Во-вторых, это вопрос целесообразности. Мы знаем, что действие, которое мы можем представить как совершаемое нами самими, подлежит наказанию, потому что наше внутреннее чувство подсказывает, чем грозит его повторение, если такие действия не пресекать. Мы хотим, чтобы квартирный вор был заклеймен позором и брошен за решетку, потому что знаем, что, если этого не сделать, он и ему подобные пойдут на новые кражи; но к человеку, который убежден, что он Юлий Цезарь, мы испытываем лишь жалость, полагая, что в нем и ему подобных нет ничего опасного. Этот прагматический критерий различения проявляется в общепринятом и, я думаю, оправданном нежелании называть сумасшествием поведение, которое не поддается имитации.
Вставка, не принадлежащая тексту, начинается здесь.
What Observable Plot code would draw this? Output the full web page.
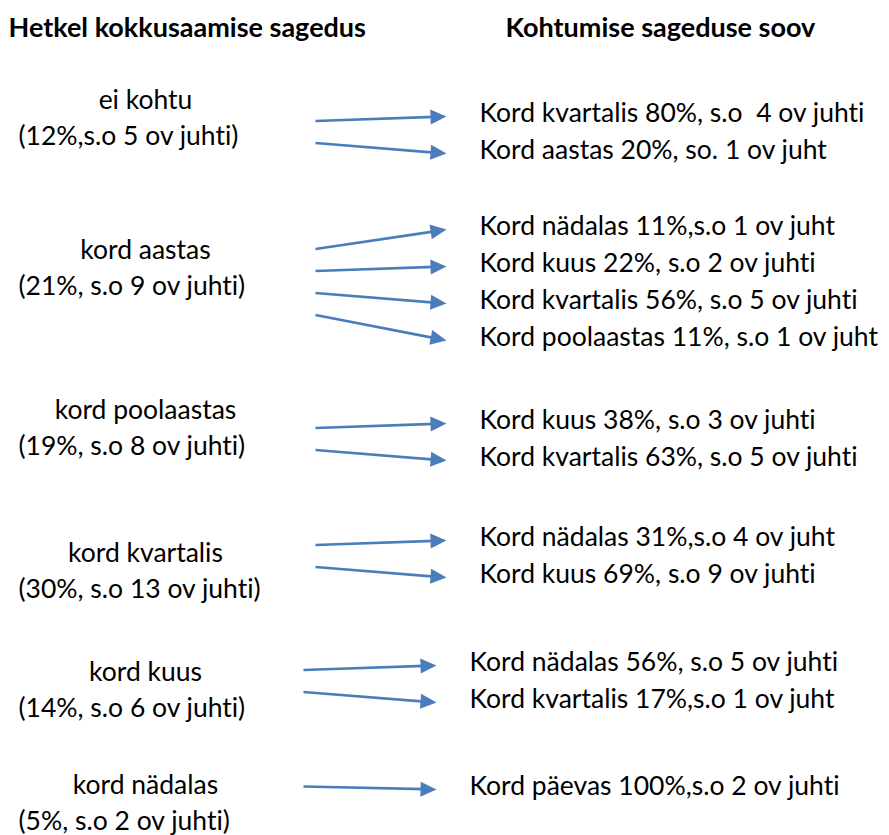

Считается, что, каким бы ни было душевное состояние человека, совершившего насилие или обман, всем остальным людям, которые не проводят четких различий и судят о других по себе, было бы полезно показать на примере, что за подобное поведение последуют моральные и уголовные санкции. С другой стороны, когда чье-то поведение столь не походит на все, что привычно для нашего сознания, и потому вызывает лишь жалость и любопытство, невозможно сделать для этого человека ничего, кроме как обеспечить ему необходимый уход и помощь.
Тот же анализ применим и к вопросу об ответственности или безответственности. Этот вопрос касается связи воображения и личностной идеи. Считать человека подлежащим ответственности — значит мысленно представлять его во всем подобным себе, с теми же самыми побуждениями, но только не контролируемыми так, как это делаем или, по крайней мере, считаем, что обязаны делать, мы сами. Мы представляем себе, что поступаем так же, как и он, находим поступок неправильным и вменяем это ему в вину. Человеком, не подлежащим ответственности, считается тот, кто рассматривается нами как существо совершенно иного рода, не отвечающее требованиям человеческого поведения, на месте которого невозможно представить себя и даже невозможно питать к нему чувство неприязни. Первого мы виним, то есть относимся к нему с объединяющим нас негодованием, — ведь мы осуждаем то в себе, что находим в нем. В последнем же случае мы вообще не находим ничего себе подобного.